2025 USA-NA-AIO Round 2, Problem 2, Part 5

Part 5 (10 points, coding task)

In this part, you are asked to build your own multi-head attention module that subclasses nn.Module.

  • For simplicity, we ignore any masking. That is, each position in an attending sequence attends to all positions in a being attended sequence.

  • In your code, you do not need to worry about whether your code is efficient in an autoprogressive token generation process when your module is used in inference in a GPT-like task.

    That is, if we use your code in a GPT-like task to autoprogressively generate tokens, it is totally fine if you repeatly generate the same key and value at a given position rather than more efficiently storing their values in cache.
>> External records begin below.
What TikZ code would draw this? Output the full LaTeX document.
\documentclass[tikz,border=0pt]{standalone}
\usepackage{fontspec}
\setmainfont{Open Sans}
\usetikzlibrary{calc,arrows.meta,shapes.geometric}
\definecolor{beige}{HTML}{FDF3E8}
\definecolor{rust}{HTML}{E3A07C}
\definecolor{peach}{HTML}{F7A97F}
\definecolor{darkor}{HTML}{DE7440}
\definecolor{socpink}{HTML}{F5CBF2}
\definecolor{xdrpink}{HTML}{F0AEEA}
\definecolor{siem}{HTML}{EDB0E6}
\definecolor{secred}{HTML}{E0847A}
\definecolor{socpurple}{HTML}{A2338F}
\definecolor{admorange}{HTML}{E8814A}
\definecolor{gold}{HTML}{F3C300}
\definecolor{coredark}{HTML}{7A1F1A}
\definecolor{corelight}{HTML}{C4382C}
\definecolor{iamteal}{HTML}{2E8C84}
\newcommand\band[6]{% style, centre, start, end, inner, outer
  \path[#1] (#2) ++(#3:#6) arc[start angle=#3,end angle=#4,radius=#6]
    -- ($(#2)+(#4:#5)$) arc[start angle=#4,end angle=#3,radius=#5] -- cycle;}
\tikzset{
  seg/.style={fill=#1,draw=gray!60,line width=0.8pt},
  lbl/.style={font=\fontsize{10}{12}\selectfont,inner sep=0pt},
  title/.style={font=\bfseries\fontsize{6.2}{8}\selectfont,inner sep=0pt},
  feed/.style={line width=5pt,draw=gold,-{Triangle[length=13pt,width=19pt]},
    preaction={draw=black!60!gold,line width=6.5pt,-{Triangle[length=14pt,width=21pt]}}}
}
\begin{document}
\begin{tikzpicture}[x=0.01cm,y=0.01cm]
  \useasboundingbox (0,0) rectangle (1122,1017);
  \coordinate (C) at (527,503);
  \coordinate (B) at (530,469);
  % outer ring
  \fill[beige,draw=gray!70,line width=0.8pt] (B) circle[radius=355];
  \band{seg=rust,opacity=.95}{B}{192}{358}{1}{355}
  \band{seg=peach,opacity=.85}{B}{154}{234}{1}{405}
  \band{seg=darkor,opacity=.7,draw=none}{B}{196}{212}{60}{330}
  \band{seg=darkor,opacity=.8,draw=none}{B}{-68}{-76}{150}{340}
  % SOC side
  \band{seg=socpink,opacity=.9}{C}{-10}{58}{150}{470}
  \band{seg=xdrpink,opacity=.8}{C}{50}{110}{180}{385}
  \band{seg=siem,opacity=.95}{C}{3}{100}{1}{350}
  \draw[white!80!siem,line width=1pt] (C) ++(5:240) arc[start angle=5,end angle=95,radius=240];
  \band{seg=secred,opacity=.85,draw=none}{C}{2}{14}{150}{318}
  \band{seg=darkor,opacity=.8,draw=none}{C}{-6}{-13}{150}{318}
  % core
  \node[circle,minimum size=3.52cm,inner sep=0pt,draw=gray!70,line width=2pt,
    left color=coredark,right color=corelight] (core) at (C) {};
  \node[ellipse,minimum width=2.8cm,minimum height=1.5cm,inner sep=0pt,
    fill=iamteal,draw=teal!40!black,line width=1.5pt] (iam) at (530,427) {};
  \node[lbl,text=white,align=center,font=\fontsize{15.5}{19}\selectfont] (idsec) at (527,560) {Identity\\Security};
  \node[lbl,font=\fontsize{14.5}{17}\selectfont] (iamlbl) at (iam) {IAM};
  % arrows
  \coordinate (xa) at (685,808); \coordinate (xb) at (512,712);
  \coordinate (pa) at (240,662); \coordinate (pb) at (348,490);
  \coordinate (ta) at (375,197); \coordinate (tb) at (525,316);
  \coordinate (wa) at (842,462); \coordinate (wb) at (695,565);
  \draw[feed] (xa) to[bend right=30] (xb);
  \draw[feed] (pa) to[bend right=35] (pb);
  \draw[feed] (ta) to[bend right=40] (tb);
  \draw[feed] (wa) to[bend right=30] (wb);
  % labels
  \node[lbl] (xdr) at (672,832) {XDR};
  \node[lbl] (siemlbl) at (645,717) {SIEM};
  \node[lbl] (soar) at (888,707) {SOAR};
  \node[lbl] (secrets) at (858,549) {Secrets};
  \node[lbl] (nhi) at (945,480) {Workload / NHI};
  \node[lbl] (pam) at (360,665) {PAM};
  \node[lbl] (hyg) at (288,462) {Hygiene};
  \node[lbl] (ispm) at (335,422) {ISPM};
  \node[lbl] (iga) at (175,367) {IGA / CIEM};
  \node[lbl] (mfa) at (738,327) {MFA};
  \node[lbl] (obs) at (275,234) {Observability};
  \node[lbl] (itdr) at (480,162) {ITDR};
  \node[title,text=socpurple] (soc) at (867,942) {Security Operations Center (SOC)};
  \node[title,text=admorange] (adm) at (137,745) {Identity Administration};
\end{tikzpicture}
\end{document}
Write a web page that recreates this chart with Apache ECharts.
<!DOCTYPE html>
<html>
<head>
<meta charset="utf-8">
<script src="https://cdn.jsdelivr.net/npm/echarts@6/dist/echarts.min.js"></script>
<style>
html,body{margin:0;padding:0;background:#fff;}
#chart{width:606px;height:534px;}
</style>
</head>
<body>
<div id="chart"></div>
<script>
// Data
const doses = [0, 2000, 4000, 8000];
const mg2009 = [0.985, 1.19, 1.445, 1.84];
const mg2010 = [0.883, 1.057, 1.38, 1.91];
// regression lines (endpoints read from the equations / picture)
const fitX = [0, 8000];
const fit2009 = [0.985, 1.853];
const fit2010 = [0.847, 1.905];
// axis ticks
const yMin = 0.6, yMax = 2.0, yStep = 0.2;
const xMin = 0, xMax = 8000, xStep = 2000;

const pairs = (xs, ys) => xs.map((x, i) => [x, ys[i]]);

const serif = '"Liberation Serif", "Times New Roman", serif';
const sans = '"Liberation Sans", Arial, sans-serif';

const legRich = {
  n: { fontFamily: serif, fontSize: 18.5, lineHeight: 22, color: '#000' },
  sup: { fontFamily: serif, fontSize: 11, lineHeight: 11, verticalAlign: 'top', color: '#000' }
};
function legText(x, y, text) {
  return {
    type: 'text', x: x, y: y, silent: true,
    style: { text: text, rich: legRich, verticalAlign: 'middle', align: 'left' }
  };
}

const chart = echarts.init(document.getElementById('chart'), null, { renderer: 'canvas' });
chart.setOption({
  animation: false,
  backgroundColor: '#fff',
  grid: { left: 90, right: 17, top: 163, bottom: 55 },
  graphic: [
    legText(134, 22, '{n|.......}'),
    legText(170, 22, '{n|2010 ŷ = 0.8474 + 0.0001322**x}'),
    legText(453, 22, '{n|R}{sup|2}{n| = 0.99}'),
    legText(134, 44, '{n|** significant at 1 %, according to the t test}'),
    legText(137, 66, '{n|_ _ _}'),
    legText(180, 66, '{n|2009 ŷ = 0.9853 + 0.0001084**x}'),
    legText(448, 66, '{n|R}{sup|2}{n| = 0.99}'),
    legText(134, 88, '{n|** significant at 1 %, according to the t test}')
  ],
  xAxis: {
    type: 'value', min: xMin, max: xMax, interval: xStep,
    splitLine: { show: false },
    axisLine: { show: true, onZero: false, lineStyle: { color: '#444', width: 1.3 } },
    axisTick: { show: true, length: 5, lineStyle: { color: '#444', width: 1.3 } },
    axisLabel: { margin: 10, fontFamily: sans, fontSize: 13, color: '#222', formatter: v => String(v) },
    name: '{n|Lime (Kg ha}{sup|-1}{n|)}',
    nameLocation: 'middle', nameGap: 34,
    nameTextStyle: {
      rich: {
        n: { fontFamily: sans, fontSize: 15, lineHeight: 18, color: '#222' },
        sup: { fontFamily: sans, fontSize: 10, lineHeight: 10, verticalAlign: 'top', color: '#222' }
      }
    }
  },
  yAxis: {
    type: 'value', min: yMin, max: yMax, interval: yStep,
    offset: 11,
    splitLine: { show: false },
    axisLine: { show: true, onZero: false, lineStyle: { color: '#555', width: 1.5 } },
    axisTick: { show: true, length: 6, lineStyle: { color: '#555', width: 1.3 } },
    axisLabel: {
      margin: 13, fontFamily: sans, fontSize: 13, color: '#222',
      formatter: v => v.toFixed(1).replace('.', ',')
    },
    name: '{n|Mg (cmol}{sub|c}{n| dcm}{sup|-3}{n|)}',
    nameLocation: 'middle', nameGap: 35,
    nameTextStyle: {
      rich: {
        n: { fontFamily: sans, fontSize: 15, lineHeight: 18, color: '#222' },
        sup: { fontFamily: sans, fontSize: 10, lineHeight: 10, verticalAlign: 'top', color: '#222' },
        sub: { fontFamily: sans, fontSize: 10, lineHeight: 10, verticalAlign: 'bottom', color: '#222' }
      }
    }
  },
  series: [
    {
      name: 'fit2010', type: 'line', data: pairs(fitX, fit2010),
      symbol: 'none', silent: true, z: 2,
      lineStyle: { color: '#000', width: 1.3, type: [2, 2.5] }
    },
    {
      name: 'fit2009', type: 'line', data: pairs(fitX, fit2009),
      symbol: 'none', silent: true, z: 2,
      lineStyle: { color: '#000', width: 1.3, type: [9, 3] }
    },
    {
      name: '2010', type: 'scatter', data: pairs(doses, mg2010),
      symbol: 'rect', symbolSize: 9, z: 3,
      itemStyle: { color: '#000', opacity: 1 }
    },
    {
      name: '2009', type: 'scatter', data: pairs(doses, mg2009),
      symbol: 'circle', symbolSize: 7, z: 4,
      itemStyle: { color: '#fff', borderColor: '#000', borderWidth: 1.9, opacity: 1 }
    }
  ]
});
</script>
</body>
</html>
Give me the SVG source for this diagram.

  • The class name is MyMHA.

  • Attributes:

    • D_1: Dimension of a hidden state/token in an attending sequence.

    • D_2: Dimension of a hidden state/token in a being attended sequence.

    • D_v: Dimension of a value vector.

    • D_qk: Dimension of a query/key vector.

    • H: Number of heads.

    • W_Q: A linear module whose weights is a query-projection matrix. The shape should be consistant with your answer in Part 2. No bias.

    • W_K: A linear module whose weights is key-projection matrix. The shape should be consistant with your answer in Part 2. No bias.

    • W_V: A linear module whose weights is value-projection matrix. The shape should be consistant with your answer in Part 2. No bias.

    • W_O: A linear module whose weights is an out-projection matrix. The shape should be consistant with your answer in Part 4. No bias.

  • Method __init__:

    • Inputs

      • D_1

      • D_2

      • D_qk

      • D_v

      • H

    • Outputs

      • None
    • What to do inside this method

      • Initialize attribute values
  • Method forward:

    • Inputs:

      • An attending sequence (tensor) with shape (B,L_1,D_1)

      • A being addended sequence (tensor) with shape (B,L_2,D_2)

    • Outputs

      • Post-out-projection outputs with shape (B,L_1,D_1)
    • What to do inside this method

      • Compute the outputs

      • After each operation, add a comment on the tensor shape

      • Do not use any loop

### WRITE YOUR SOLUTION HERE ###

class MyMHA(nn.Module):
    def __init__(self, D_1, D_2, D_qk, D_v, H):
        super().__init__()
        self.D_1 = D_1
        self.D_2 = D_2
        self.D_qk = D_qk
        self.D_v = D_v
        self.H = H

        self.W_Q = nn.Linear(in_features=D_1, out_features=H*D_qk, bias=False)
        self.W_K = nn.Linear(in_features=D_2, out_features=H*D_qk, bias=False)
        self.W_V = nn.Linear(in_features=D_2, out_features=H*D_v, bias=False)
        self.W_O = nn.Linear(in_features=H*D_v, out_features=D_1, bias=False)

    def forward(self, x, y):
        B = x.shape[0] # batch size
        L_1 = x.shape[1] # the length of sequence x
        L_2 = y.shape[1] # the length of sequence y

        Q = self.W_Q(x) # shape: (B,L_1,H*D_qk)
        K = self.W_K(y) # shape: (B,L_2,H*D_qk)
        V = self.W_V(y) # shape: (B,L_2,H*D_v)

        Q = Q.reshape(B,L_1,self.H,self.D_qk) # shape: (B,L_1,H,D_qk)
        K = K.reshape(B,L_2,self.H,self.D_qk) # shape: (B,L_2,H,D_qk)
        V = V.reshape(B,L_2,self.H,self.D_v) # shape: (B,L_2,H,D_v)

        Q = Q.permute(0,2,1,3) # shape: (B,H,L_1,D_qk)
        K = K.permute(0,2,1,3) # shape: (B,H,L_2,D_qk)
        V = V.permute(0,2,1,3) # shape: (B,H,L_2,D_v)

        logits = Q @ K.transpose(-2,-1) / (self.D_qk**0.5) # shape: (B,H,L_1,L_2)
        alpha = torch.softmax(logits, dim=-1) # shape: (B,H,L_1,L_2)

        O = alpha @ V # shape: (B,H,L_1,D_v)

        O = O.permute(0,2,1,3) # shape: (B,L_1,H,D_v)
        O = O.reshape(B,L_1,self.H*self.D_v) # shape: (B,L_1,H*D_v)
        return self.W_O(O) # shape: (B,L_1,D_1)

""" END OF THIS PART """